» Task instructions
From the listing below, return each line that includes "matplotlib".

» Exercise data
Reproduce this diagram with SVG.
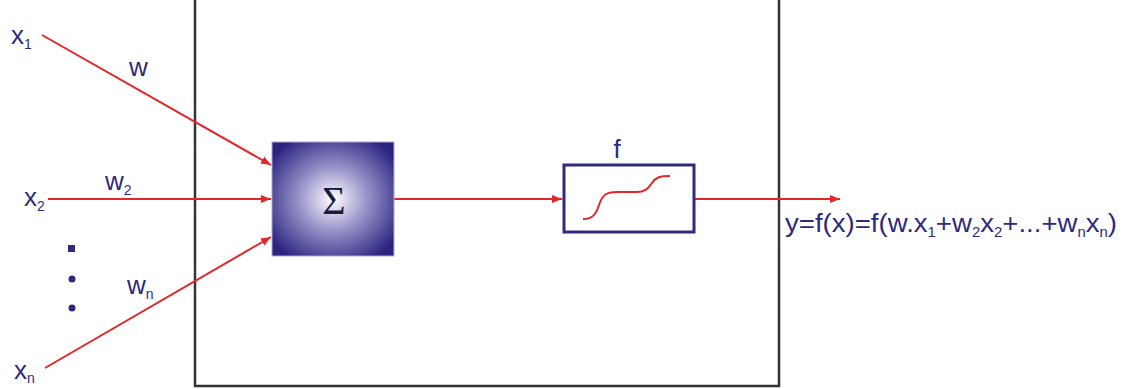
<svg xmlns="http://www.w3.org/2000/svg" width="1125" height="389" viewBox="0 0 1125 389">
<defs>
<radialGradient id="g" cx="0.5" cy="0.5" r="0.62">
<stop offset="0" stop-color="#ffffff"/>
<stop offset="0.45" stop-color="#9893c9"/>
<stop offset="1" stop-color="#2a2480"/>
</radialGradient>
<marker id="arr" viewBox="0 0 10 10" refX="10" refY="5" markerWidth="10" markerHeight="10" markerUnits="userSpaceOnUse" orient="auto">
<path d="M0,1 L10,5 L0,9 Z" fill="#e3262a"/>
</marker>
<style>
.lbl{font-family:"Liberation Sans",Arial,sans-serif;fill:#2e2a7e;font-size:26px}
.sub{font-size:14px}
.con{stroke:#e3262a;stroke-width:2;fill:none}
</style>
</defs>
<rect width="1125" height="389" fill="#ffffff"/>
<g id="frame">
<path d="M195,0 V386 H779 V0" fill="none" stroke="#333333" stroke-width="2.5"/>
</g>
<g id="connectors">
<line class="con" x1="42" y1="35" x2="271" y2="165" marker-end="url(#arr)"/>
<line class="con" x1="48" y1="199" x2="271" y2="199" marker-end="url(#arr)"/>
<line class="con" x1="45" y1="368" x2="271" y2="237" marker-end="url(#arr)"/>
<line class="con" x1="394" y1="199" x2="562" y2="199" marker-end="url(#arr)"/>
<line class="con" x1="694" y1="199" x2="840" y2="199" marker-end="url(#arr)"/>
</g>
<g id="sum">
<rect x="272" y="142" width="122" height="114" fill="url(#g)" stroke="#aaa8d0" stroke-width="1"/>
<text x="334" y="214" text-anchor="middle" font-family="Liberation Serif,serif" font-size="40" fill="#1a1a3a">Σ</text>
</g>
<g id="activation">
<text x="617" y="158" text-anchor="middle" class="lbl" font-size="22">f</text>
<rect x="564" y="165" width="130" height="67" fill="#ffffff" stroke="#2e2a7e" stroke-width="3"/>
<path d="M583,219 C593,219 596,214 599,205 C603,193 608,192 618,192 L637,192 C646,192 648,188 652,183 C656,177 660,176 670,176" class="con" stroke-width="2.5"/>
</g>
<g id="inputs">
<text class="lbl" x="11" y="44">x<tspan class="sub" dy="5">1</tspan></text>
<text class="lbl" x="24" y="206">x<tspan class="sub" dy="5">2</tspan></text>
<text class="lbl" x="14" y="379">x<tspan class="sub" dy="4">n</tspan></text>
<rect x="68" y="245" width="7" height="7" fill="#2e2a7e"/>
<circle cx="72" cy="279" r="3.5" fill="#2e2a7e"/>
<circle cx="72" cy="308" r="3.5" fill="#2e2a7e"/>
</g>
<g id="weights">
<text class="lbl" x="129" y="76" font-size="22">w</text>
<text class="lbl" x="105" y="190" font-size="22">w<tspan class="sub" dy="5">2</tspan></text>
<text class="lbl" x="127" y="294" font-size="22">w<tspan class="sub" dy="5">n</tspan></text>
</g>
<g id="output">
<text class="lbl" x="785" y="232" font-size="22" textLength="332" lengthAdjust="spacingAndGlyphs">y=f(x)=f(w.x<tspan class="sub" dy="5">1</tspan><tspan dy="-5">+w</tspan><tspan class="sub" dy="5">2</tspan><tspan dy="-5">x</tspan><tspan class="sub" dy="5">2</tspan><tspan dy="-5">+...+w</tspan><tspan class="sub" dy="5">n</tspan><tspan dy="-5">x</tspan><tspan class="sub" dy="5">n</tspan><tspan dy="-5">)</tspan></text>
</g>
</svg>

--

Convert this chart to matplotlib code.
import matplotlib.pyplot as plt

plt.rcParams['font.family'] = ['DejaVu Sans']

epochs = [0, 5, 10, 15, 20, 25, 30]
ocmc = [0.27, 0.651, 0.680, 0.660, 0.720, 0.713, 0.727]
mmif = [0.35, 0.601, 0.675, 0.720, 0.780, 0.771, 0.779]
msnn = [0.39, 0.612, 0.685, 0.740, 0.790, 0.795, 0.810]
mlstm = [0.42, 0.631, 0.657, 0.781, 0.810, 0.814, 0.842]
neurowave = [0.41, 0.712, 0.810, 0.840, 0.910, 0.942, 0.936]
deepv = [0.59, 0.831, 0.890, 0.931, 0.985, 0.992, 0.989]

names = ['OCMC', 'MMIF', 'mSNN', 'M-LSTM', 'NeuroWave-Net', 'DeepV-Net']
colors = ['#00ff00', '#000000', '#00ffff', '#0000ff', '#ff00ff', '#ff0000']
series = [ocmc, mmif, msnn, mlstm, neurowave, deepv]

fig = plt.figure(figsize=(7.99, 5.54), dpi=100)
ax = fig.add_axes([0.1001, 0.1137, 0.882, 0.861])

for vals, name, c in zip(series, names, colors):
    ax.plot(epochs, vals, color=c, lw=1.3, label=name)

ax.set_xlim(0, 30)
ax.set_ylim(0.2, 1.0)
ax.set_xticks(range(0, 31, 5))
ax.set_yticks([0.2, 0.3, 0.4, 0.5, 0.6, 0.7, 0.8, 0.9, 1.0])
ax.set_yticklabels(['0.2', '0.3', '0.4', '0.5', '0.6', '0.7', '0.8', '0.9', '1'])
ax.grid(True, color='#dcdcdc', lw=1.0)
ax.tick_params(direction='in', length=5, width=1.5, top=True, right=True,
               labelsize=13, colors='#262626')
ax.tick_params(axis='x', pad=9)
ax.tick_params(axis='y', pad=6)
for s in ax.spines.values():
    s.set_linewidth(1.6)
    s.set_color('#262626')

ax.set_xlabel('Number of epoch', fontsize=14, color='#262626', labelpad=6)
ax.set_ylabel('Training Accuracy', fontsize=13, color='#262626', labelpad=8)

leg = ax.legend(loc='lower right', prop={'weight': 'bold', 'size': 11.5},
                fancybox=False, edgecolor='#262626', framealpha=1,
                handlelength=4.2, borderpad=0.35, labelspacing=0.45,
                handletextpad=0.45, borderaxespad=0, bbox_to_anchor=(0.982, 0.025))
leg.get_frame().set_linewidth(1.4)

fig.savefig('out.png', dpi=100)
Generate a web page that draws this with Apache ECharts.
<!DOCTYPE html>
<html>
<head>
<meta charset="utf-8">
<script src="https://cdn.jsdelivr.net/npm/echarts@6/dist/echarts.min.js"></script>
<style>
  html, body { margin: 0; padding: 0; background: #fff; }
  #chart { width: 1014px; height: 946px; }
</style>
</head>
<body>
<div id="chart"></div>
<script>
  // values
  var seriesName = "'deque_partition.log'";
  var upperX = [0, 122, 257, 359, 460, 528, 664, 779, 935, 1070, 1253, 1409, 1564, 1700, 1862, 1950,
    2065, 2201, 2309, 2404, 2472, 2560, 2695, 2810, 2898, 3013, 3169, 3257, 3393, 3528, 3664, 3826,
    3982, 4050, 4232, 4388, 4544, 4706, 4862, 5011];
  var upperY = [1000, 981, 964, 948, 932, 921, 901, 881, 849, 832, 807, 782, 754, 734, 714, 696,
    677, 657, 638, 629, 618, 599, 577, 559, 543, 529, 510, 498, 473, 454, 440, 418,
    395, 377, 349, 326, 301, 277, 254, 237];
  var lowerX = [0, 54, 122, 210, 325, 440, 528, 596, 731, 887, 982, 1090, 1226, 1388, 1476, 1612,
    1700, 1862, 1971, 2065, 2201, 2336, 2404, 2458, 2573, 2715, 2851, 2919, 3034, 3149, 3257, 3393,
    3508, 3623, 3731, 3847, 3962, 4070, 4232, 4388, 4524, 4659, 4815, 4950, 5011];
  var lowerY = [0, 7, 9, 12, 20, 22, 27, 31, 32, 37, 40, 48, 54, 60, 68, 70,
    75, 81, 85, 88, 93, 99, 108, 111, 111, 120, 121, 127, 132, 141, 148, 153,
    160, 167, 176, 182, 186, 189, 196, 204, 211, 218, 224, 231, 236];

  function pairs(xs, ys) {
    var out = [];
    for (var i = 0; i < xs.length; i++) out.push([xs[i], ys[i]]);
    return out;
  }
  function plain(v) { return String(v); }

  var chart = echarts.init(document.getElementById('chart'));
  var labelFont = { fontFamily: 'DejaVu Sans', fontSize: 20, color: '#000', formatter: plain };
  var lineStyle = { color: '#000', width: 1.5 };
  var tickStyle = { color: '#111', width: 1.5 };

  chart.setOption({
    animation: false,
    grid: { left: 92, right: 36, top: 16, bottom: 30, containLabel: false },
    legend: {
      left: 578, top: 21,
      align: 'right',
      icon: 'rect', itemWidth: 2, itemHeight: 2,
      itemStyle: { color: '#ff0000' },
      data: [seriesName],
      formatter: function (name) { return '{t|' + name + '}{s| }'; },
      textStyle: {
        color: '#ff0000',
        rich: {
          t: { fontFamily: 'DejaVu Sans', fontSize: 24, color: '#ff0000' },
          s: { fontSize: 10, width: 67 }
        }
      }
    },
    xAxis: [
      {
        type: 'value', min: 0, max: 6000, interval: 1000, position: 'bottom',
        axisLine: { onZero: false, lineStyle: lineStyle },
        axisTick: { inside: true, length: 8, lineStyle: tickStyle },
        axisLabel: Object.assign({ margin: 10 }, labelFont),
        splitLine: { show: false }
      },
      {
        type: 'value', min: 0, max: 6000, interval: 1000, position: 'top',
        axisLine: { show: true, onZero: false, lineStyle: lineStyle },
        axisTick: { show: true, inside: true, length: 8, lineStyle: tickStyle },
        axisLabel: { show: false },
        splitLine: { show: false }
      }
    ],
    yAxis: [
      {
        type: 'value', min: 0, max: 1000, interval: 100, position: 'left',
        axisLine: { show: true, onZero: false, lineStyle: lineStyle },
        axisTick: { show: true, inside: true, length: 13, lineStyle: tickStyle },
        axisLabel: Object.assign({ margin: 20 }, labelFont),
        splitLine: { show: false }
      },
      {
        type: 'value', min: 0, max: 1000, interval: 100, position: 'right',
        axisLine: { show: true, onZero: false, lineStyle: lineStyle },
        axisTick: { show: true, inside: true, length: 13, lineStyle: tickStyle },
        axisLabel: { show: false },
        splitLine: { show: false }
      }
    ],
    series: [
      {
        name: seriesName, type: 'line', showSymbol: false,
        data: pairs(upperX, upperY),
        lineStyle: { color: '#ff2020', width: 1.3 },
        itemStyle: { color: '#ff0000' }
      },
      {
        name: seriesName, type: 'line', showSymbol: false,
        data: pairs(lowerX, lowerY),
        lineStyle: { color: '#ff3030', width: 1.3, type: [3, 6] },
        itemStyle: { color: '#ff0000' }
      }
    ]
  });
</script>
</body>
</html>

---

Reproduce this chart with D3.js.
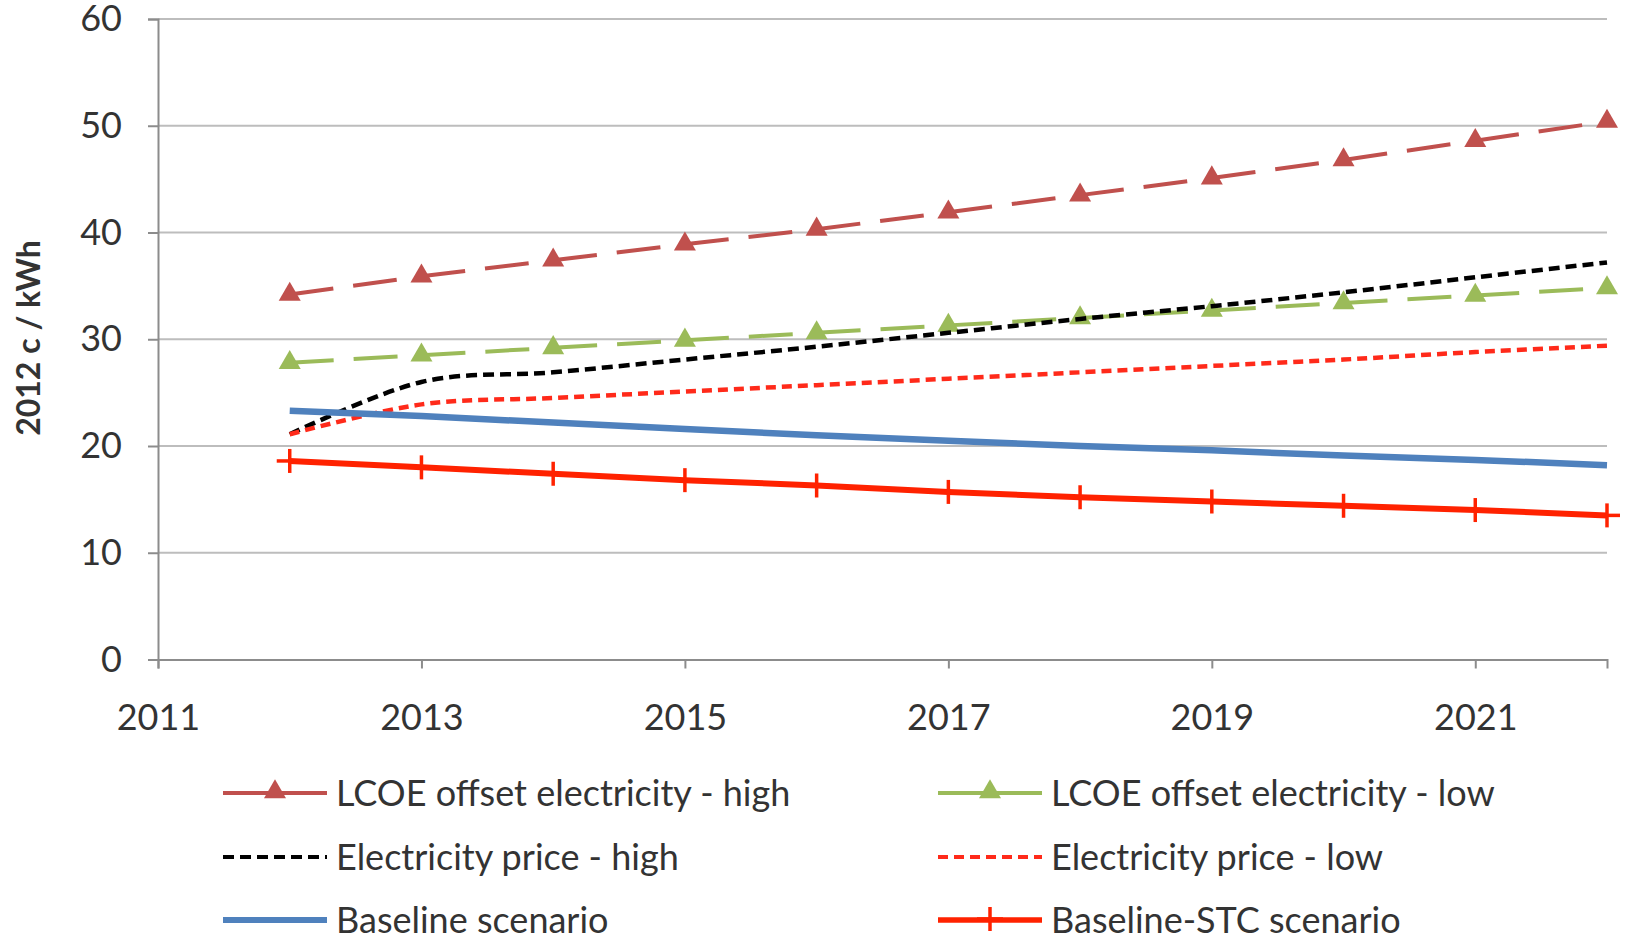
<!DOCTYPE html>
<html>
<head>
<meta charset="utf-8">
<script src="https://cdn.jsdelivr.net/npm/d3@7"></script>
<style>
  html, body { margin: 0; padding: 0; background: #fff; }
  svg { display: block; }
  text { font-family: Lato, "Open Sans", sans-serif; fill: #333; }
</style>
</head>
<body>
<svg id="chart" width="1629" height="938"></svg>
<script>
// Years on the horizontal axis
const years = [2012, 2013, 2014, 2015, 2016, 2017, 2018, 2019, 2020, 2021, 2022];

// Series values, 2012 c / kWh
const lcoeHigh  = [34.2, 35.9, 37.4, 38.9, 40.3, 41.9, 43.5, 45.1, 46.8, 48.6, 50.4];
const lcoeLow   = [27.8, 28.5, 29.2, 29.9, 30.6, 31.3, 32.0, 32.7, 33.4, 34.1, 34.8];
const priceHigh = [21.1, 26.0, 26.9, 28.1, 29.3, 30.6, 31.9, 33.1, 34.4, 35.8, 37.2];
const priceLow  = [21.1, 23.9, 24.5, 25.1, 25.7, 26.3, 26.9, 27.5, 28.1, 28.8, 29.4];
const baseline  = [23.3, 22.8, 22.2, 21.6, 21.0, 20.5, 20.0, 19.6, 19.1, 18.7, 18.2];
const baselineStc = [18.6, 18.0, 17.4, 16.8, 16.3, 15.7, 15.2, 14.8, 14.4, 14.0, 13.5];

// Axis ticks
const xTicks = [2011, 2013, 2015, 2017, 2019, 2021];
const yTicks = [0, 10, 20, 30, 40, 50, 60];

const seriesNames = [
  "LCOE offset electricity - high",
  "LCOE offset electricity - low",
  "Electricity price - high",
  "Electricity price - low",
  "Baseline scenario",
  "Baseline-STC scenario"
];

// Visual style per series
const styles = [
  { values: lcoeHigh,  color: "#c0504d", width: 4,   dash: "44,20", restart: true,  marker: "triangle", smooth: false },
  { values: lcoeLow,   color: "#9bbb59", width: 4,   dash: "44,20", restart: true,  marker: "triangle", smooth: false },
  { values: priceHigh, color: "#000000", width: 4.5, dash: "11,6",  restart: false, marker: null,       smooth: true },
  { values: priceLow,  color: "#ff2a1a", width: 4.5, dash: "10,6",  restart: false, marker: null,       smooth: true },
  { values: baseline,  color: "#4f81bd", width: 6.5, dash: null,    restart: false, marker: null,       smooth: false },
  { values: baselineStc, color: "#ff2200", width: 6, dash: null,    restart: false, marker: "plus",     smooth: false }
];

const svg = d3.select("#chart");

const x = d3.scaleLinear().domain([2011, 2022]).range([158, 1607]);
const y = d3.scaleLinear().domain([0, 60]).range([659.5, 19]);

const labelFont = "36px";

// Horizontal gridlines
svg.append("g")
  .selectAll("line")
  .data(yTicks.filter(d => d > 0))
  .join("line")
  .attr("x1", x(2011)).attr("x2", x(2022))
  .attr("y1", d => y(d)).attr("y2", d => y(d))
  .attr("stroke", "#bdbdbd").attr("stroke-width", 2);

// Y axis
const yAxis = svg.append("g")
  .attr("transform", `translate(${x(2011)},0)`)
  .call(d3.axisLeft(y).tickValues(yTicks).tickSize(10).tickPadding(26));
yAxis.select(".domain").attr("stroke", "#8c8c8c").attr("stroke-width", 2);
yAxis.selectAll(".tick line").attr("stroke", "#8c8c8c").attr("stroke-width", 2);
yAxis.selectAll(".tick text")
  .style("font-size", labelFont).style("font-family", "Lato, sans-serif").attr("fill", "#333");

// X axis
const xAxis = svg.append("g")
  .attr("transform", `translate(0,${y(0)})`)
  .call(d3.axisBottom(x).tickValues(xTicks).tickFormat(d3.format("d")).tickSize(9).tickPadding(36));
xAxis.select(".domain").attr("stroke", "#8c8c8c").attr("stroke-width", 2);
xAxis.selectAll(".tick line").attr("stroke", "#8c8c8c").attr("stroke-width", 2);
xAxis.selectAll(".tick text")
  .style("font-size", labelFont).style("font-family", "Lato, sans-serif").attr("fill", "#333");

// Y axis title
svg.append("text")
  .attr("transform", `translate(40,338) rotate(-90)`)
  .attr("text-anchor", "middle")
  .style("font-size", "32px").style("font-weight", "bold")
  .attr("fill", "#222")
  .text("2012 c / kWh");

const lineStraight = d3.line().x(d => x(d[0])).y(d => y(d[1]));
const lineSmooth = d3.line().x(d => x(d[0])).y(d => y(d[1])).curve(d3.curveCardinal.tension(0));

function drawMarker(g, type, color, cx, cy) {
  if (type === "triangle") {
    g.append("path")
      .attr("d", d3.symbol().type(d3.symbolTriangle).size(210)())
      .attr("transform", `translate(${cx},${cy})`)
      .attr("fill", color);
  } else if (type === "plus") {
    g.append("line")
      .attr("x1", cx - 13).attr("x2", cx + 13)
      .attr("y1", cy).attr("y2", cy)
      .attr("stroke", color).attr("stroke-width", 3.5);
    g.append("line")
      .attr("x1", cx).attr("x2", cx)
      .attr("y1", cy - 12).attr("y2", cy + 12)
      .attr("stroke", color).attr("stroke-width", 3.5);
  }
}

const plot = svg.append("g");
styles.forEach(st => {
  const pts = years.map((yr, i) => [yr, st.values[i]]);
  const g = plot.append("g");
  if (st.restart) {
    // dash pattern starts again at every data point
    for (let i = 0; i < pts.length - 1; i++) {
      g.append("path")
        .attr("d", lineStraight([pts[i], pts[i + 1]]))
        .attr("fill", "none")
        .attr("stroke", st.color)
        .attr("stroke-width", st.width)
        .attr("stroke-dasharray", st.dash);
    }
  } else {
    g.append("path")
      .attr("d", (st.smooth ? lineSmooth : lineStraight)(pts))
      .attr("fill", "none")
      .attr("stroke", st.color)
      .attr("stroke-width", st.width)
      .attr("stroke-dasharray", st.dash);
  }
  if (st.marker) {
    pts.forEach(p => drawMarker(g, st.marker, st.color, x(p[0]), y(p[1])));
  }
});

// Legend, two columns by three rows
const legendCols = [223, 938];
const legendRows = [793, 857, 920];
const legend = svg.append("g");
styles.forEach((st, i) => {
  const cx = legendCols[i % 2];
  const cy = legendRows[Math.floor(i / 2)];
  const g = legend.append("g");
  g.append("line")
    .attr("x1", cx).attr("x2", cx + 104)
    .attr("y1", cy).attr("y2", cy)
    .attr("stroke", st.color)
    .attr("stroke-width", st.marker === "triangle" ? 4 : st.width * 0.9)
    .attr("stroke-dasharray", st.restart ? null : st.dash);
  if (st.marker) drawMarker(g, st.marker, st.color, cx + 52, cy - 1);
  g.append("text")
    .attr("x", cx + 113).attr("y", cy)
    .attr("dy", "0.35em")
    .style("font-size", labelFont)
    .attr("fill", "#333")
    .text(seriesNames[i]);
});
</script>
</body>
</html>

» Written answer
Convert this chart to matplotlib code.
import matplotlib.pyplot as plt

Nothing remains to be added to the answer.